Status sosial para pejabat otoritas maupun Garda Revolusi tak jauh berbeda dengan politikus-politikus MKO yang sosialis dan tokoh oposisi Syiah ekstrem yang berdomisili nyaman di Prancis dan Inggris.
Respon negara Arab tampaknya cukup hati-hati dalam melihat persoalan politik Iran ini mengingat peran dan pengaruhnya yang cukup besar di kawasan dalam beberapa tahun belakangan.

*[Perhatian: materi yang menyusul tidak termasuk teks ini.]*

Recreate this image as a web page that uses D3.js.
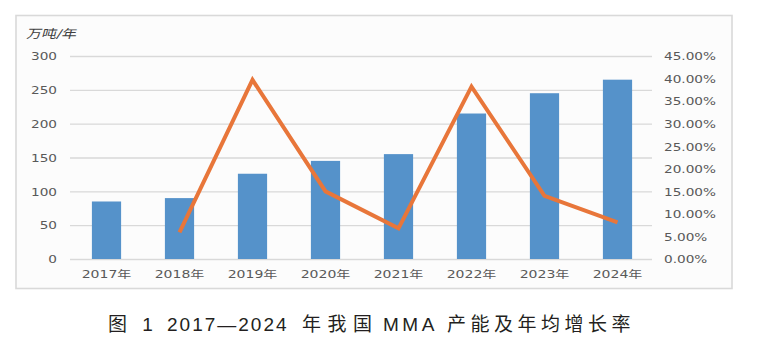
<!DOCTYPE html>
<html><head><meta charset="utf-8">
<script src="https://cdn.jsdelivr.net/npm/d3@7"></script>
<style>
html,body{margin:0;padding:0;background:#fff;}
svg{display:block;}
</style></head>
<body>
<svg id="c" width="759" height="343"></svg>
<script>
const years = ["2017","2018","2019","2020","2021","2022","2023","2024"];
const categoryLabels = ["2017年","2018年","2019年","2020年","2021年","2022年","2023年","2024年"];
const capacity = [85, 90, 126, 145, 155, 215, 245, 265];
const growthYears = ["2018","2019","2020","2021","2022","2023","2024"];
const growthRate = [0.059, 0.397, 0.150, 0.068, 0.382, 0.140, 0.081];
const leftTicks = [0, 50, 100, 150, 200, 250, 300];
const rightTicks = [0, 0.05, 0.10, 0.15, 0.20, 0.25, 0.30, 0.35, 0.40, 0.45];
const unitLabel = "万吨/年";
const titleParts = ["图 1", "2017—2024", "年我国", "MMA", "产能及年均增长率"];

const svg = d3.select("#c");
const plot = {left: 70, right: 654, top: 56, bottom: 259};
const fontTick = "'DejaVu Sans','Noto Sans CJK SC',sans-serif";

// frame
svg.append("rect").attr("x", 16).attr("y", 15.5).attr("width", 716).attr("height", 273)
  .attr("fill", "#fcfcfc").attr("stroke", "#d9d9d9").attr("stroke-width", 1.6);

const x = d3.scaleBand().domain(years).range([plot.left, plot.right]).paddingInner(0.6).paddingOuter(0.3);
const yL = d3.scaleLinear().domain([0, 300]).range([plot.bottom, plot.top]);
const yR = d3.scaleLinear().domain([0, 0.45]).range([plot.bottom, plot.top]);

// gridlines
svg.append("g").selectAll("line").data(leftTicks).join("line")
  .attr("x1", plot.left).attr("x2", plot.right - 2)
  .attr("y1", d => yL(d) + 0.5).attr("y2", d => yL(d) + 0.5)
  .attr("stroke", "#d9d9d9").attr("stroke-width", 1.3);

// bars
svg.append("g").selectAll("rect").data(capacity).join("rect")
  .attr("x", (d, i) => x(years[i]))
  .attr("width", x.bandwidth())
  .attr("y", d => yL(d))
  .attr("height", d => yL(0) - yL(d))
  .attr("fill", "#5592ca");

// line
const line = d3.line().x((d, i) => x(growthYears[i]) + x.bandwidth() / 2).y(d => yR(d));
svg.append("path").datum(growthRate).attr("d", line)
  .attr("fill", "none").attr("stroke", "#e8763a").attr("stroke-width", 4)
  .attr("stroke-linejoin", "miter").attr("stroke-linecap", "butt");

// left axis
const gL = svg.append("g").attr("transform", `translate(${plot.left},0)`)
  .call(d3.axisLeft(yL).tickValues(leftTicks).tickSize(0).tickPadding(0));
gL.select(".domain").remove();
gL.selectAll("text").attr("x", 0).attr("dy", "0.36em")
  .attr("transform", "translate(-13,0) scale(1.3,1)")
  .attr("font-family", fontTick).attr("font-size", 10.5).attr("fill", "#595959");

// right axis
const gR = svg.append("g").attr("transform", `translate(${plot.right},0)`)
  .call(d3.axisRight(yR).tickValues(rightTicks).tickSize(0).tickPadding(0).tickFormat(d3.format(".2%")));
gR.select(".domain").remove();
gR.selectAll("text").attr("x", 0).attr("dy", "0.36em")
  .attr("transform", "translate(10,0) scale(1.3,1)")
  .attr("font-family", fontTick).attr("font-size", 10.5).attr("fill", "#595959");

// bottom axis
const gB = svg.append("g").attr("transform", `translate(0,${plot.bottom})`)
  .call(d3.axisBottom(x).tickSize(0).tickPadding(0).tickFormat((d, i) => categoryLabels[i]));
gB.select(".domain").remove();
gB.selectAll("text").attr("y", 0).attr("dy", 0)
  .attr("transform", "translate(0,19) scale(1.3,1)")
  .attr("font-family", fontTick).attr("font-size", 10.8).attr("fill", "#595959");

// unit label
svg.append("text").text(unitLabel)
  .attr("transform", "translate(26,38) scale(1.25,1) skewX(-12)")
  .attr("font-family", fontTick).attr("font-size", 12).attr("fill", "#404040");

// title
const titleX = [108, 167, 302, 383, 447];
const titleLS = [5, 2, 6.5, 3.5, 4.5];
const t = svg.append("text").attr("y", 331)
  .attr("font-family", "'Liberation Sans','Noto Sans CJK SC',sans-serif")
  .attr("font-size", 19).attr("fill", "#231f20");
t.selectAll("tspan").data(titleParts).join("tspan")
  .attr("x", (d, i) => titleX[i])
  .attr("letter-spacing", (d, i) => titleLS[i])
  .text(d => d);
</script>
</body></html>
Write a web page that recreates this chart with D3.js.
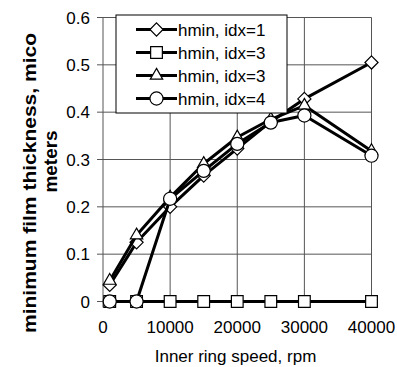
<!DOCTYPE html>
<html>
<head>
<meta charset="utf-8">
<script src="https://cdn.jsdelivr.net/npm/d3@7"></script>
<style>
  body { margin: 0; background: #fff; }
  text { font-family: Arial, "Liberation Sans", sans-serif; fill: #000; }
</style>
</head>
<body>
<div id="chart"></div>
<script>
// Data
var speeds = [1000, 5000, 10000, 15000, 20000, 25000, 30000, 40000];
var hminIdx1 = [0.035, 0.125, 0.2, 0.266, 0.323, 0.38, 0.428, 0.505];
var hminIdx3a = [0, 0, 0, 0, 0, 0, 0, 0];
var hminIdx3b = [0.044, 0.14, 0.22, 0.291, 0.347, 0.385, 0.414, 0.318];
var hminIdx4 = [0, 0, 0.217, 0.276, 0.333, 0.378, 0.393, 0.308];
var seriesNames = ["hmin, idx=1", "hmin, idx=3", "hmin, idx=3", "hmin, idx=4"];
var seriesSymbols = ["diamond", "square", "triangle", "circle"];
var xTicks = [0, 10000, 20000, 30000, 40000];
var yTicks = [0, 0.1, 0.2, 0.3, 0.4, 0.5, 0.6];

var W = 397, H = 367;
var margin = {top: 17.5, right: 25.5, bottom: 65.5, left: 103};
var width = W - margin.left - margin.right;
var height = H - margin.top - margin.bottom;

var svg = d3.select("#chart")
    .append("svg")
        .attr("width", W)
        .attr("height", H);

var g = svg.append("g")
    .attr("transform", "translate(" + margin.left + "," + margin.top + ")");

// Scales
var x = d3.scaleLinear().domain([0, 40000]).range([0, width]);
var y = d3.scaleLinear().domain([0, 0.6]).range([height, 0]);

// Gridlines (with the little tick stubs outside the plot)
g.append("g")
    .selectAll("line")
    .data(yTicks)
    .join("line")
        .attr("x1", -6)
        .attr("x2", width)
        .attr("y1", d => y(d))
        .attr("y2", d => y(d))
        .attr("stroke", "#555")
        .attr("stroke-width", 1);

g.append("g")
    .selectAll("line")
    .data(xTicks)
    .join("line")
        .attr("x1", d => x(d))
        .attr("x2", d => x(d))
        .attr("y1", 0)
        .attr("y2", height + 6)
        .attr("stroke", "#555")
        .attr("stroke-width", 1);

// Tick labels
g.append("g")
    .selectAll("text")
    .data(yTicks)
    .join("text")
        .attr("x", -13)
        .attr("y", d => y(d))
        .attr("dy", "0.36em")
        .attr("text-anchor", "end")
        .style("font-size", "17px")
        .text(d => d3.format("")(d));

g.append("g")
    .selectAll("text")
    .data(xTicks)
    .join("text")
        .attr("x", d => x(d))
        .attr("y", height + 31)
        .attr("text-anchor", "middle")
        .style("font-size", "17px")
        .text(d => d);

// Axis titles
svg.append("text")
    .attr("x", 235.5)
    .attr("y", 362)
    .attr("text-anchor", "middle")
    .style("font-size", "17px")
    .text("Inner ring speed, rpm");

svg.append("text")
    .attr("transform", "translate(36,183) rotate(-90)")
    .attr("text-anchor", "middle")
    .attr("textLength", 300)
    .attr("lengthAdjust", "spacingAndGlyphs")
    .style("font-size", "18px")
    .style("font-weight", "bold")
    .text("minimum film thickness, mico");

svg.append("text")
    .attr("transform", "translate(57,161.5) rotate(-90)")
    .attr("text-anchor", "middle")
    .attr("textLength", 62)
    .attr("lengthAdjust", "spacingAndGlyphs")
    .style("font-size", "18px")
    .style("font-weight", "bold")
    .text("meters");

// Series
var allSeries = [hminIdx1, hminIdx3a, hminIdx3b, hminIdx4];
var symbolTypes = {
    diamond: d3.symbolDiamond2,
    square: d3.symbolSquare2,
    triangle: d3.symbolTriangle2,
    circle: d3.symbolCircle
};
var symbolSizes = {diamond: 110, square: 175, triangle: 110, circle: 135};

function symbolPath(name) {
    return d3.symbol().type(symbolTypes[name]).size(symbolSizes[name])();
}

var line = d3.line()
    .x(d => x(d.x))
    .y(d => y(d.y));

allSeries.forEach(function(vals, i) {
    var pts = speeds.map((s, j) => ({x: s, y: vals[j]}));
    var sg = g.append("g");
    sg.append("path")
        .datum(pts)
        .attr("d", line)
        .attr("fill", "none")
        .attr("stroke", "#000")
        .attr("stroke-width", 3)
        .attr("stroke-linejoin", "round");
    sg.selectAll("path.mark")
        .data(pts)
        .join("path")
            .attr("class", "mark")
            .attr("transform", d => "translate(" + x(d.x) + "," + y(d.y) + ")")
            .attr("d", symbolPath(seriesSymbols[i]))
            .attr("fill", "#fff")
            .attr("stroke", "#000")
            .attr("stroke-width", 1.2);
});

// Legend
var legend = svg.append("g").attr("transform", "translate(116,15)");
legend.append("rect")
    .attr("width", 171)
    .attr("height", 98)
    .attr("fill", "#fff")
    .attr("stroke", "#000")
    .attr("stroke-width", 1);

var rows = legend.selectAll("g.row")
    .data(seriesNames)
    .join("g")
        .attr("class", "row")
        .attr("transform", (d, i) => "translate(0," + (14.5 + i * 23) + ")");

rows.append("line")
    .attr("x1", 20)
    .attr("x2", 61)
    .attr("stroke", "#000")
    .attr("stroke-width", 3);

rows.append("path")
    .attr("transform", "translate(40.5,0)")
    .attr("d", (d, i) => symbolPath(seriesSymbols[i]))
    .attr("fill", "#fff")
    .attr("stroke", "#000")
    .attr("stroke-width", 1.2);

rows.append("text")
    .attr("x", 62)
    .attr("dy", "0.36em")
    .style("font-size", "17px")
    .text(d => d);
</script>
</body>
</html>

Respon yang terlalu kasar bisa berakibat bumerang mengingat sebagian besarnya masih bercorak monarki yang minim kesadaran berdemokrasi. Bahkan friksi-friksi dan protes kecil bisa mengkapital yang tentunya bukan sesuatu yang diharapkan terjadi bagi setiap pemegang kekuasaan. Apalagi otoritas Iran secara tegas akan mengakhiri masalah ini dalam waktu singkat.
Kritikan pangeran Saudi yang menyatakan bahwa para pemimpin Iran seperti Hitler yang diktator, Netanyahu yang memuji para demonstran anti pemerintah, dan cuitan presiden Trump yang mendadak membela kebebasan demokrasi rakyat Iran setelah beberapa bulan sebelumnya melarang kedatangan warga Iran ke tanah Paman Sam, bagai menepuk air didulang memercik muka sendiri.
Simpati politis itu seolah menegasi atensi kasus puluhan imam ulama Saudi yang dikriminalisasi, pembubaran paksa protes para Yahudi Ethiopia dan demo puluhan ribu warga Israel di Tel Aviv perihal kasus dugaan korupsi dan penyalahgunaan jabatan oleh Benjamin Netanyahu.
Hanya Turki dan Qatar yang bernarasi sama dengan pihak otoritas Iran melihat peran pragmatis para intervensionis. Erdogan cukup jengah dengan kritikan Barat pasca kudeta gagal, dan Qatar sudah ditendang dari persekutuan akrab negara-negara Teluk. Dan Jordania mulai menimang posisi pasca penetapan sepihak Trump soal Yerusalem.
Apalagi daerah penyangga yang diduduki para kombatan Suriah sudah ditinggalkan. Perang lanjutan secara terbuka diantara aliansi agaknya tak terjadi dalam waktu dekat akibat kerugian besar pihak yang ‘kalah’ di Irak-Suriah. Maka mengail iseng-iseng di air keruh coba dipertaruhkan.
Tapi tidak hanya Timur Tengah yang salah tingkah. Para tokoh dan pemerhati politik kawasan di dalam negeri inipun seperti wait and see beropini pada perkembangan ini, dari yang liberal sampai agamis.
Mendukung para demonstran anti pemerintahan Iran bisa diartikan sejalan dengan pemikiran dan gaya politik para intervensionis dan representasi identitas kaum liberal-sekuler yang menolak praktek keagamaan yang ketat dalam kehidupan bernegara.
Sedangkan menolak aksi para demonstran berarti menolak secara penuh upaya distribusi kuasa demokrasi menuju level yang lebih proporsional, terbuka dan moderat dalam menimbang referensi sosial budaya masyarakat yang plural.
Sebetulnya tak ada masalah soal kebebasan berpendapat sejauh itu terkendali sebagai hak berdemokrasi, tanpa harus negara lain turut campur secara aktif memanfaatkan celah keberagaman paradigma politik yang majemuk.
Sampai di sini, kita bisa merasakan betapa penting sekaligus riskan makna eksistensi sebuah kebhinnekaan.